Selon l’analyse globale des données issues des appels au « 3919 – Violences Femmes Info » en 2017, 94 % des femmes décrivant la situation de leurs enfants indiquent qu’ils sont exposés aux violences et 24 % qu’ils sont victimes de maltraitances directes. Les enfants vivent les mêmes traumatismes que leurs mères. « Les femmes qui sont victimes de violences ont souvent perdu toute confiance en elles et en leurs compétences parentales car toutes les décisions autour de l’éducation des enfants sont critiquées par l’auteur des violences. Le soutien à la parentalité est important pour qu’elles retrouvent leurs compétences parentales qui ont été niées », fait observer Catherine Fabre. « On est aujourd’hui dans un système où l’on veut absolument parler de “co-parentalité ». Le système judiciaire oblige aujourd’hui les femmes à être en contact permanent avec leur ex-conjoint violent à travers les enfants. Comment faut-il repenser ce système ? », interroge Françoise Brié, directrice générale de la Fédération nationale Solidarité Femmes. Et d’insister : « La première loi qui parle des enfants victimes date de 2010, on a encore du chemin à parcourir. »

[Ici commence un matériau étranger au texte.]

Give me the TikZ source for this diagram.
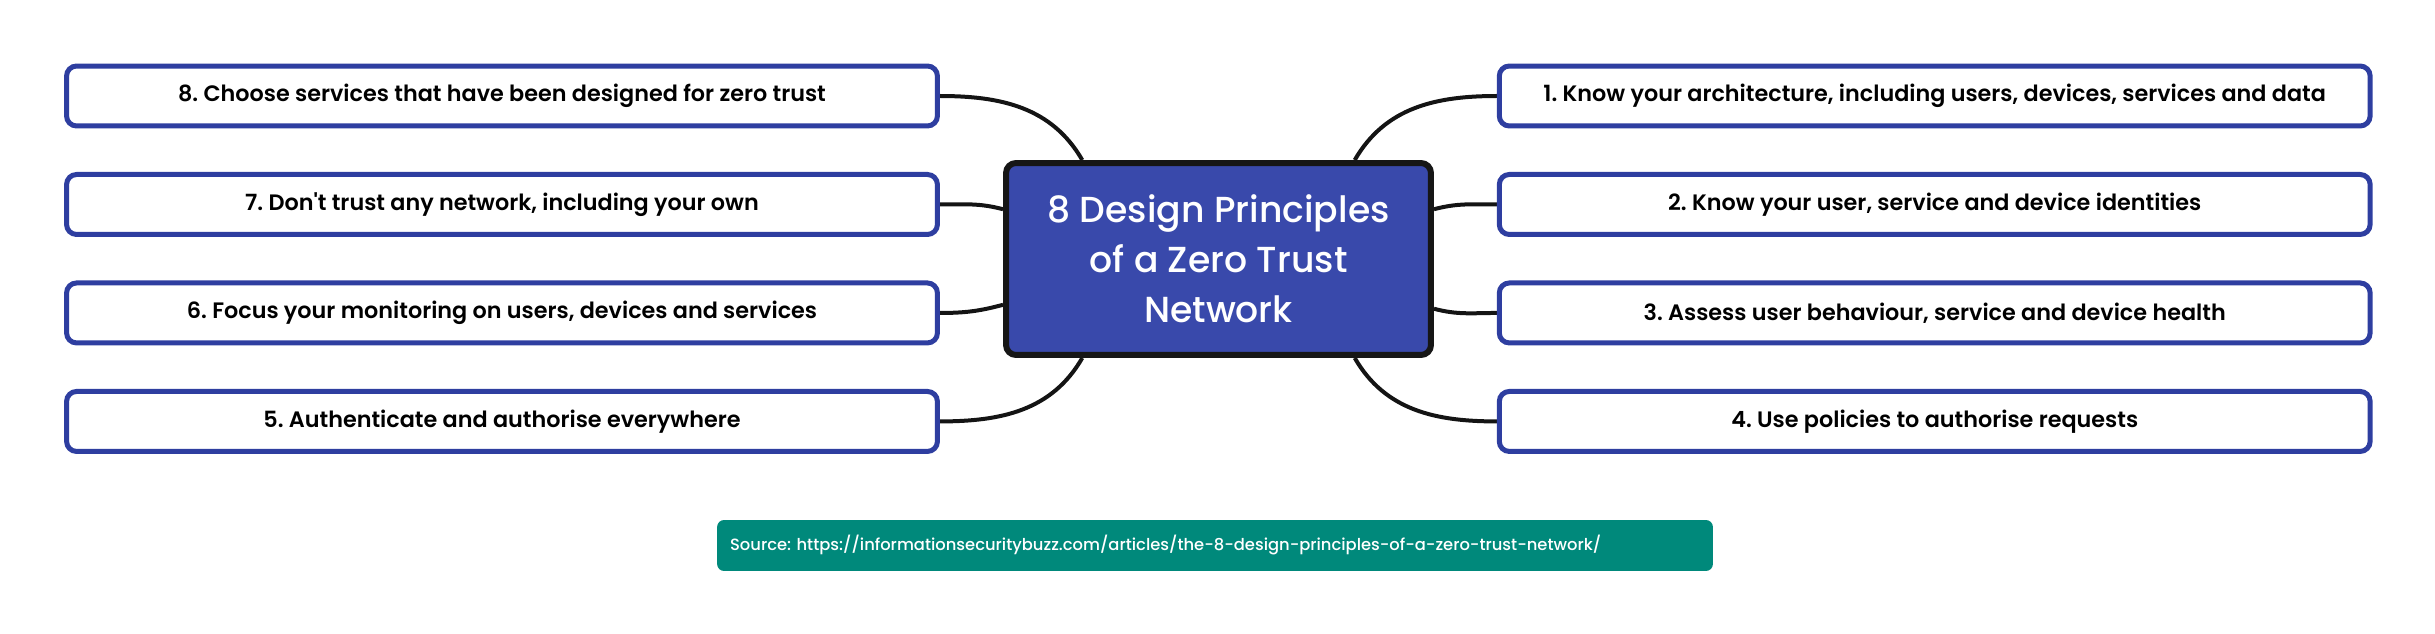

La Miprof a élaboré huit outils à destination des professionnels et des formateurs de professionnels. Citons notamment le kit « Anna » : violences au sein du couple, le kit « Elisa » : violences sexuelles, le kit « Tom et Léna » : impact sur les enfants des violences dans le couple, le kit « Protection sur ordonnance » ou encore le kit « Bilakoro » : repérage et prise en charge des mineures face aux mutilations sexuelles. Des fiches-réflexes et des modèles de certificats et d’attestations avec une notice explicative ont été établis à destination des travailleurs sociaux afin de les aider dans leur pratique courante. « La Haute Autorité de santé est sur le point de finaliser un guide de bonnes pratiques sur le repérage des femmes victimes de violences à paraître en juin/juillet », a indiqué Anaïs Vermeille, conseillère technique à la Miprof. Tous ces outils sont téléchargeables gratuitement sur www.stop-violences-femmes.gouv.fr.
(1) Ratifiée par la France le 4 juillet 2014 et entrée en vigueur le 1er novembre 2014.